- Given task
Wherever the word "this" appears in a line, copy that line.

## START Provided data

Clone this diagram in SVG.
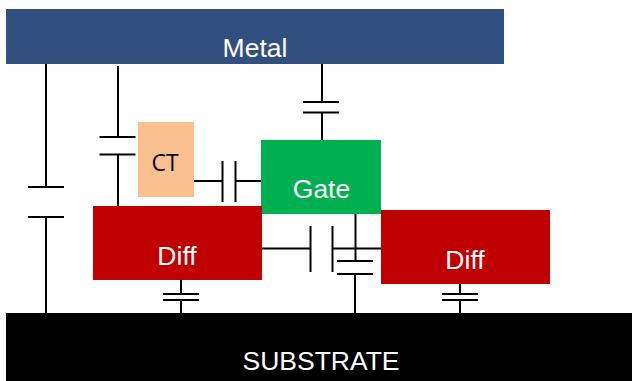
<svg xmlns="http://www.w3.org/2000/svg" width="632" height="381" viewBox="0 0 632 381">
<style>
.w{stroke:#000;stroke-width:2;fill:none}
.t{font-family:"Liberation Sans",Arial,sans-serif;font-size:26.500px;fill:#fff;text-anchor:middle}
</style>
<rect width="632" height="381" fill="#fff"/>
<g id="metal"><rect x="6" y="9" width="498" height="55" fill="#31507f"/><text class="t" x="255" y="57">Metal</text></g>
<g id="substrate"><rect x="6" y="313" width="626" height="68" fill="#000"/><text class="t" x="321" y="370">SUBSTRATE</text></g>
<g id="ct"><rect x="138" y="122" width="56" height="75" fill="#fac090"/><text x="165" y="171" font-family="'Open Sans',sans-serif" font-size="23" fill="#000" text-anchor="middle">CT</text></g>
<g id="gate"><rect x="261" y="140" width="120" height="74" fill="#00b050"/><text class="t" x="321.500" y="198">Gate</text></g>
<g id="diff1"><rect x="93" y="206" width="169" height="74" fill="#c00000"/><text class="t" x="177" y="265">Diff</text></g>
<g id="diff2"><rect x="381" y="210" width="169" height="74" fill="#c00000"/><text class="t" x="465" y="269">Diff</text></g>
<g id="connectors" class="w">
<path d="M46 64V187M28 187H64M28 217H64M46 217V313"/>
<path d="M118 66V137M99.500 137H135.500M99.500 154.500H135.500M118 154.500V206"/>
<path d="M194 181H222.500M222.500 161V202M235.500 161V202M235.500 181H261"/>
<path d="M322 64V102M303 102H339M303 112.500H339M322 112.500V140"/>
<path d="M262 248.500H310.500M310.500 226V272M332.500 226V272M332.500 248.500H381"/>
<path d="M355.500 214V261M337 261H373M337 274H373M355 274V313"/>
<path d="M181 280V294M163 294H199M163 300H199M181 300V313"/>
<path d="M460 284V294M442 294H478M442 300H478M460 300V313"/>
</g>
</svg>
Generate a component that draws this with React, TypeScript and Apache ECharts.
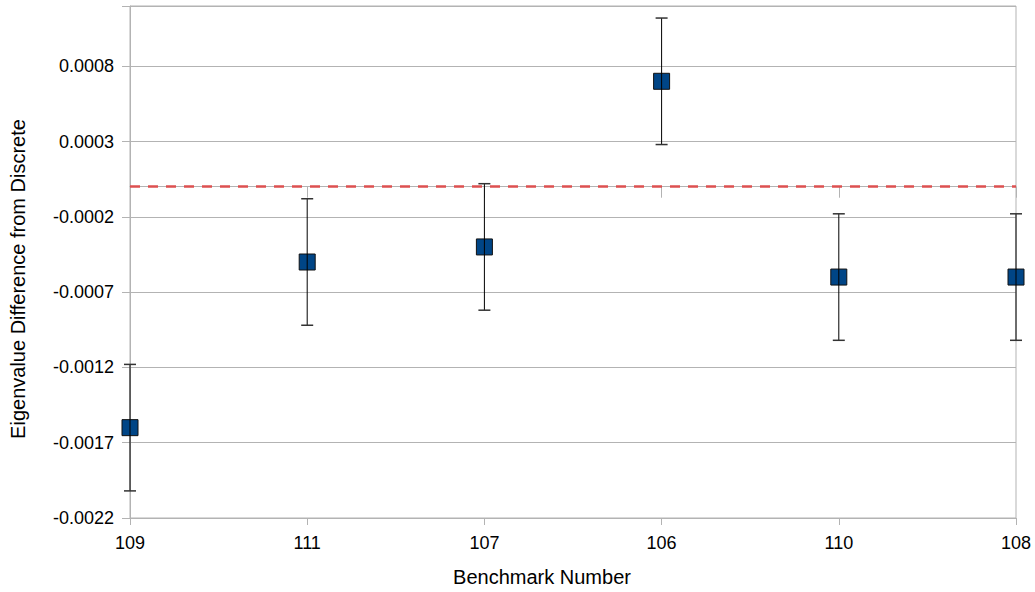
import React, { useEffect, useRef } from "react";
import * as echarts from "echarts";

const categories = ["109", "111", "107", "106", "110", "108"];
const values = [-0.0016, -0.0005, -0.0004, 0.0007, -0.0006, -0.0006];
const errors = [0.00042, 0.00042, 0.00042, 0.00042, 0.00042, 0.00042];
const referenceLine = 0;
const yMin = -0.0022;
const yMax = 0.0012;
const yStep = 0.0005;
const xTitle = "Benchmark Number";
const yTitle = "Eigenvalue Difference from Discrete";

const FONT = "'Liberation Sans', Arial, sans-serif";
const GRID = "#b3b3b3";

export default function App() {
  const ref = useRef<HTMLDivElement>(null);
  useEffect(() => {
    document.body.style.margin = "0";
    if (!ref.current) return;
    const chart = echarts.init(ref.current, null, { renderer: "svg" });
    const errData = values.map((v, i) => [i, v - errors[i], v + errors[i]]);
    chart.setOption({
      animation: false,
      textStyle: { fontFamily: FONT },
      grid: {
        left: 130,
        right: 19,
        top: 6,
        bottom: 74,
        show: true,
        borderColor: GRID,
        borderWidth: 1,
        outerBoundsMode: "none",
        containLabel: false,
      },
      graphic: [
        {
          type: "text",
          x: 542,
          y: 577,
          style: {
            text: xTitle,
            fontFamily: FONT,
            fontSize: 20,
            fill: "#000",
            textAlign: "center",
            textVerticalAlign: "middle",
          },
        },
        {
          type: "text",
          x: 18,
          y: 279,
          rotation: Math.PI / 2,
          style: {
            text: yTitle,
            fontFamily: FONT,
            fontSize: 20,
            fill: "#000",
            textAlign: "center",
            textVerticalAlign: "middle",
          },
        },
      ],
      xAxis: [
        {
          type: "category",
          data: categories,
          boundaryGap: false,
          axisLine: { show: true, onZero: true, lineStyle: { color: GRID, width: 1 } },
          axisTick: { show: true, length: 11, lineStyle: { color: GRID } },
          axisLabel: { show: false },
          splitLine: { show: false },
        },
        {
          type: "category",
          data: categories,
          boundaryGap: false,
          position: "bottom",
          axisLine: { show: false, onZero: false },
          axisTick: { show: true, length: 7, lineStyle: { color: GRID } },
          axisLabel: { show: true, fontSize: 18, color: "#000", margin: 16, fontFamily: FONT },
          splitLine: { show: false },
        },
      ],
      yAxis: {
        type: "value",
        min: yMin,
        max: yMax,
        interval: yStep,
        axisLine: { show: true, lineStyle: { color: GRID } },
        axisTick: { show: true, length: 8, lineStyle: { color: GRID } },
        axisLabel: {
          fontSize: 18,
          color: "#000",
          margin: 16,
          fontFamily: FONT,
          formatter: (v: number) => (v > yMax - yStep / 2 ? "" : v.toFixed(4)),
        },
        splitLine: { show: true, lineStyle: { color: GRID, width: 1 } },
      },
      series: [
        {
          type: "scatter",
          xAxisIndex: 0,
          data: values.map((v, i) => [i, v]),
          symbol: "rect",
          symbolSize: 16,
          itemStyle: { color: "#004586", borderColor: "#111", borderWidth: 1, opacity: 1 },
          z: 3,
          markLine: {
            silent: true,
            symbol: ["none", "none"],
            label: { show: false },
            lineStyle: { color: "#dd5050", width: 2.5, type: [10, 8] },
            data: [{ yAxis: referenceLine }],
          },
        },
        {
          type: "custom",
          xAxisIndex: 0,
          data: errData,
          z: 4,
          renderItem: (params: any, api: any) => {
            const x = api.value(0);
            const lo = api.coord([x, api.value(1)]);
            const hi = api.coord([x, api.value(2)]);
            const cap = 6;
            return {
              type: "group",
              children: [
                {
                  type: "line",
                  shape: { x1: lo[0], y1: lo[1], x2: hi[0], y2: hi[1] },
                  style: { stroke: "#000", lineWidth: 1 },
                },
                {
                  type: "line",
                  shape: { x1: hi[0] - cap, y1: hi[1], x2: hi[0] + cap, y2: hi[1] },
                  style: { stroke: "#333", lineWidth: 1.5 },
                },
                {
                  type: "line",
                  shape: { x1: lo[0] - cap, y1: lo[1], x2: lo[0] + cap, y2: lo[1] },
                  style: { stroke: "#333", lineWidth: 1.5 },
                },
              ],
            };
          },
        },
      ],
    });
    return () => chart.dispose();
  }, []);
  return <div ref={ref} style={{ width: 1035, height: 592 }} />;
}
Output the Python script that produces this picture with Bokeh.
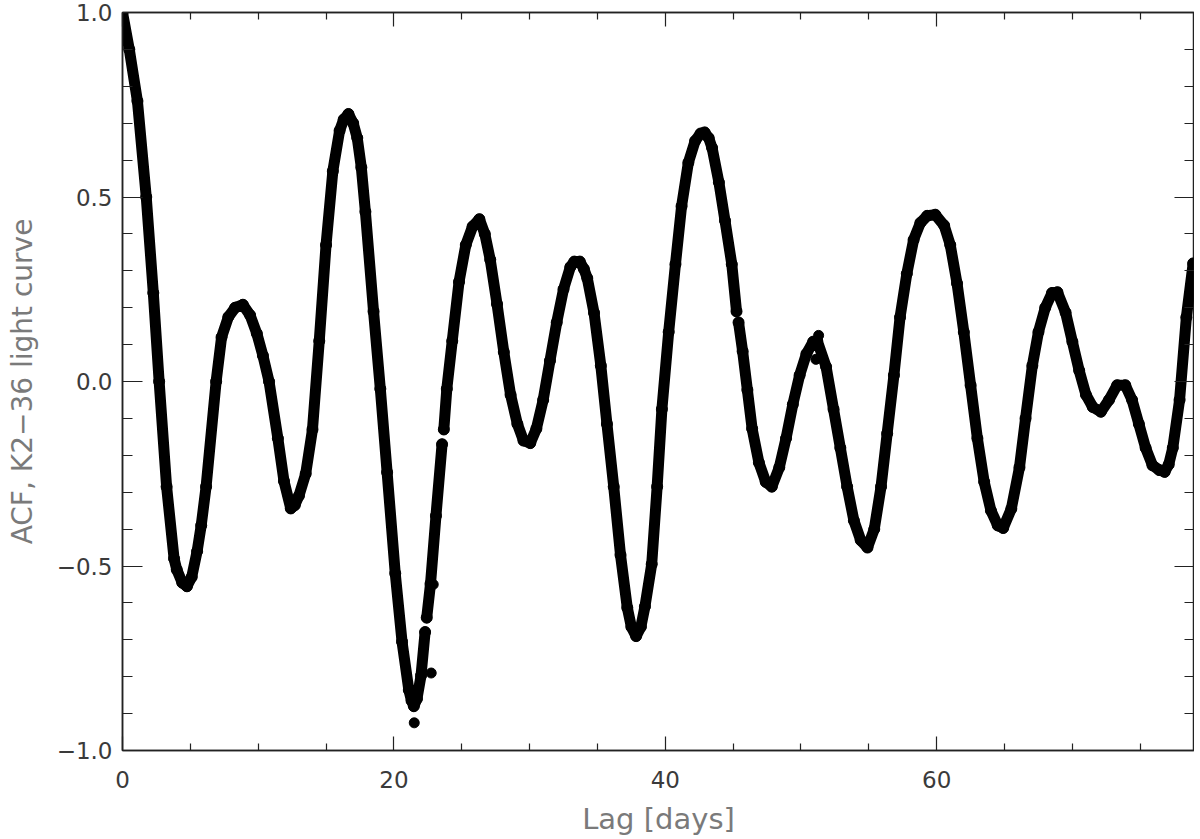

## END Provided data

- Full answer
Clone this diagram in SVG.
Generate a component that draws this with React, TypeScript and Apache ECharts.
Output the Python script that produces this picture with Bokeh.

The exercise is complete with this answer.